Permita que os jogadores tenham um senso de posse

Magic tem uma característica que são os formatos. Os formatos eliminam cartas e restringem as opções de cartas. Os formatos oficiais são aqueles válidos em campeonatos. Mas os jogadores podem fazer um formato se quiserem, com as próprias regras. O formato "commander" por exemplo, foi criado por juízes do jogo que queriam se divertir depois de horas julgando campeonatos oficiais. É um formato com regras próprias, como limitar todos os baralhos a 100 cartas, sem mais ou menos cartas. A empresa viu o formato crescer e ganhar adeptos até que resolver oficializá-lo, lançando cartas e baralhos prontos para o formato.

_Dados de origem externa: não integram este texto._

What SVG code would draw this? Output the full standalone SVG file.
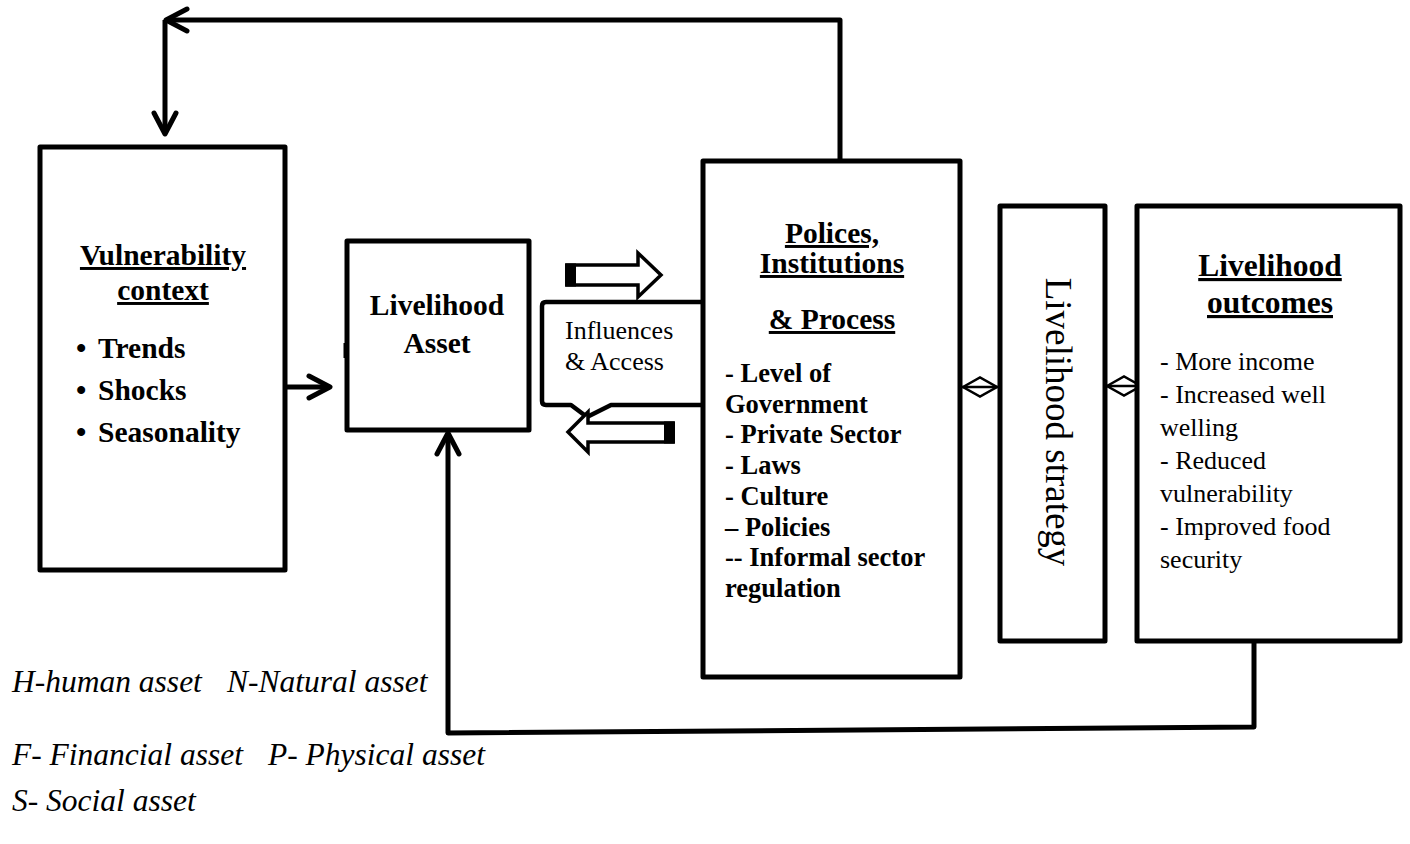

A lição que Mark quer passar é a de que os jogadores se sentem mais motivados e envolvidos naquilo que eles tem parte na criação. É natural, qualquer pessoa tem uma conexão mais forte com aquilo que ela própria faz. Isso vale para trabalho, objetos, arte, filhos, etc. É possível ir a fundo na psicologia e discutir por que uma pessoa se sente apegada à própria criação mas isso é outro assunto. Magic faz isso de muitas formas, mas a mais básica delas é que o jogador tem total liberdade de escolher um formato e fazer uma estratégia com as cartas daquele formato. Todo jogador de magic detém a posse das próprias cartas e isso realmente torna o jogo mais pessoal.

Um dos motivos do sucesso do Minecraft é que o jogo permite ao jogador ter poder sobre o ambiente. Os jogadores tem total liberdade de criação dentro do jogo. Há muitos grupos de jogadores que constroem tudo aquilo que se possa imaginar no jogo. Desde lugares reais, levels de outros jogos até continentes inteiros baseados em mapas reais de satélites. Jogos como unreal tournament, quake e doom trouxeram ao mercado ferramentas de criação de mods e levels que dão ao jogador a possibilidade de criar algo personalizado. Existem comunidades por trás disso e inclusive se torna uma porta de entrada para empregos. Há algumas questões de direitos autorais e a complexidade das ferramentas em si, mas isso é assunto para outra discussão.

Este site mesmo é uma prova do argumento de Mark. É sobre level design e ele só começou porque alguns jogos vieram com ferramentas de criação de levels.